Singapores unemployment is 2.3% in Q3 2008.

Japan's unemployment rate is low
http://www.tradingeconomics.com/Economics/Unemployment-rate.aspx?Symbol=JPY

I find the prediction and case that wages will be driven below human subsistence levels not sufficiently supported.

As was noted at the event. The levels of employment in agriculture went way down over 100 years in many countries but overall employment and wages went up.

Incorrect business practice and government policies can cause financial crisis.

Sub-prime mortgages were part of the problem. But the entire residential housing market in the USA was 80 million homes times $250,000. $20 trillion. 5-10% foreclosure defaults would be $2 trillion max.
But it was the creation and overuse of credit swaps that have made this such a large problem.

Credit swaps became a $50 trillion market that was not supported by what was the underlying assets. the evolution of this market

Is described in articles at the wall street journal and Washington Post
http://online.wsj.com/article/SB122538449722784635.html

There was systemic lack of due diligence in both mortgages and the credit swap financial instruments.

I do not get angered by Marshal Brain's theory. I just think he is wrong and his prediction is wrong. I feel that a current and historical multi-country analysis with different levels of automation shows that his theory is wrong. A prediction for the future often has testability against current and historical data.

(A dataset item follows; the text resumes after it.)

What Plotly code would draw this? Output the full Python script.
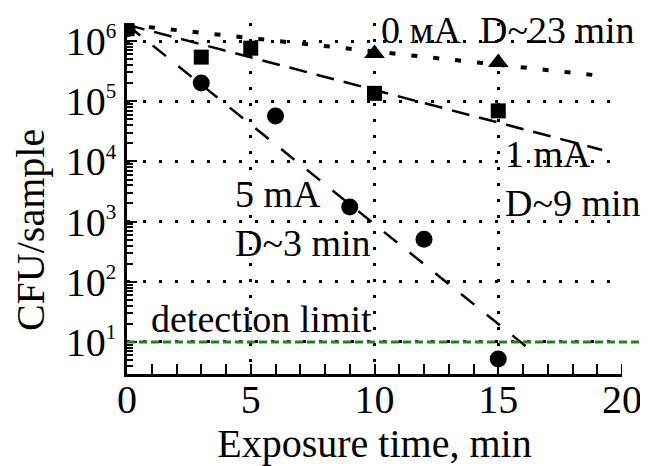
import plotly.graph_objects as go

# ---- data ----
time_5mA = [0, 3, 6, 9, 12, 15]
cfu_5mA = [1.6e6, 2.0e5, 5.7e4, 1.75e3, 5.1e2, 5.2]

time_1mA = [0, 3, 5, 10, 15]
cfu_1mA = [1.6e6, 5.4e5, 7.6e5, 1.35e5, 6.9e4]

time_0mA = [0, 10, 15]
cfu_0mA = [1.6e6, 6.2e5, 4.4e5]

fit_0mA_x = [0, 19.3]
fit_0mA_y = [1.86e6, 2.6e5]
fit_1mA_x = [0, 19.2]
fit_1mA_y = [1.86e6, 1.55e4]
fit_5mA_x = [0, 16.1]
fit_5mA_y = [1.86e6, 8.6]

detection_limit = 10

x_tickvals = [0, 5, 10, 15, 20]
y_exponents = [1, 2, 3, 4, 5, 6]

FONT = "Liberation Serif"

fig = go.Figure()

# fit lines
fig.add_trace(go.Scatter(x=fit_0mA_x, y=fit_0mA_y, mode="lines",
                         line=dict(color="black", width=4, dash="6px,16px"),
                         showlegend=False, hoverinfo="skip"))
fig.add_trace(go.Scatter(x=fit_1mA_x, y=fit_1mA_y, mode="lines",
                         line=dict(color="black", width=2.5, dash="18px,10px"),
                         showlegend=False, hoverinfo="skip"))
fig.add_trace(go.Scatter(x=fit_5mA_x, y=fit_5mA_y, mode="lines",
                         line=dict(color="black", width=2.5, dash="17px,16px"),
                         showlegend=False, hoverinfo="skip"))

# data points
fig.add_trace(go.Scatter(x=time_5mA, y=cfu_5mA, mode="markers",
                         marker=dict(symbol="circle", size=17, color="black"),
                         showlegend=False))
fig.add_trace(go.Scatter(x=time_1mA, y=cfu_1mA, mode="markers",
                         marker=dict(symbol="square", size=15, color="black"),
                         showlegend=False))
fig.add_trace(go.Scatter(x=time_0mA, y=cfu_0mA, mode="markers",
                         marker=dict(symbol="triangle-up", size=18, color="black"),
                         showlegend=False))

# detection limit line (extends slightly beyond the axis end, as in the original)
fig.add_shape(type="line", xref="paper", yref="y", x0=0, x1=1.036,
              y0=detection_limit, y1=detection_limit,
              line=dict(color="#178A17", width=3, dash="8px,4px"), layer="above")

# end tick at x = 20 (plotly drops inside ticks at the range end)
fig.add_shape(type="line", xref="x", yref="paper", x0=20, x1=20, y0=0, y1=10 / 351,
              line=dict(color="black", width=2))

ann_font = dict(family=FONT, size=38, color="black")
annotations = [
    ("0 мА  D~23 min", 10.2, 6.19),
    ("1 mA", 15.2, 4.123),
    ("D~9 min", 15.2, 3.309),
    ("5 mA", 4.3, 3.458),
    ("D~3 min", 4.3, 2.645),
    ("detection limit", 0.88, 1.382),
]
for txt, ax_, ay_ in annotations:
    fig.add_annotation(text=txt, x=ax_, y=ay_, xref="x", yref="y",
                       xanchor="left", yanchor="middle", showarrow=False,
                       font=ann_font)

# y-axis title as a rotated annotation (placed further left than plotly allows)
fig.add_annotation(text="CFU/sample", xref="paper", yref="paper",
                   x=-0.196, y=0.41, xanchor="center", yanchor="middle",
                   textangle=-90, showarrow=False,
                   font=dict(family=FONT, size=40, color="black"))

minor_y = [m * 10 ** k for k in range(0, 7) for m in range(2, 10)]

# the page body has an 8px margin, so the figure is shifted 8px right and down
fig.update_layout(
    width=640, height=458,
    margin=dict(l=119, r=26, t=15, b=92),
    plot_bgcolor="white", paper_bgcolor="white",
    font=dict(family=FONT, size=40, color="black"),
    xaxis=dict(
        range=[0, 20], tickmode="array", tickvals=x_tickvals, automargin=False,
        ticklabeloverflow="allow", ticklabelstandoff=-12,
        showline=True, linecolor="black", linewidth=2.5,
        ticks="inside", ticklen=10, tickwidth=2, tickcolor="black",
        minor=dict(ticks="inside", ticklen=10, tickwidth=2, tickcolor="black", dtick=1),
        showgrid=True, gridcolor="black", gridwidth=3, griddash="3px,13px",
        zeroline=False, tickfont=dict(family=FONT, size=40),
        title=dict(text="Exposure time, min", font=dict(family=FONT, size=40), standoff=23),
    ),
    yaxis=dict(
        type="log", range=[0.468, 6.299], tickmode="array", automargin=False,
        ticklabeloverflow="allow",
        tickvals=[10 ** e for e in y_exponents],
        ticktext=["10<sup><span style='font-size:21px'>%d</span></sup>" % e for e in y_exponents],
        showline=True, linecolor="black", linewidth=2.5,
        ticks="inside", ticklen=10, tickwidth=2, tickcolor="black",
        minor=dict(ticks="inside", ticklen=6, tickwidth=2, tickcolor="black",
                   tickmode="array", tickvals=minor_y),
        showgrid=True, gridcolor="black", gridwidth=3, griddash="3px,13px",
        zeroline=False, tickfont=dict(family=FONT, size=40),
    ),
)

fig.write_html("out.html")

If X were valid for the future based on underlying cause Y then it is consistent with what has happened in the past based and differing levels of Y.

Aneiren said...

@BW Comparing the united states to any other industrialized country is misleading. Virtually every other industrialized first world country has a Mixed Economy and numerous protective laws to prevent foreign interests from damaging their economies. The only real commonality between those countries and the United States is our (Residual) Wealth. Wealth that came from our unique role in World War Two as the country least damaged by the war infrastructurally or politically. In fact, a look at our past as a proudly Capitalist Nation shows that we are more than willing to throw human lives away in order to maintain profit margins.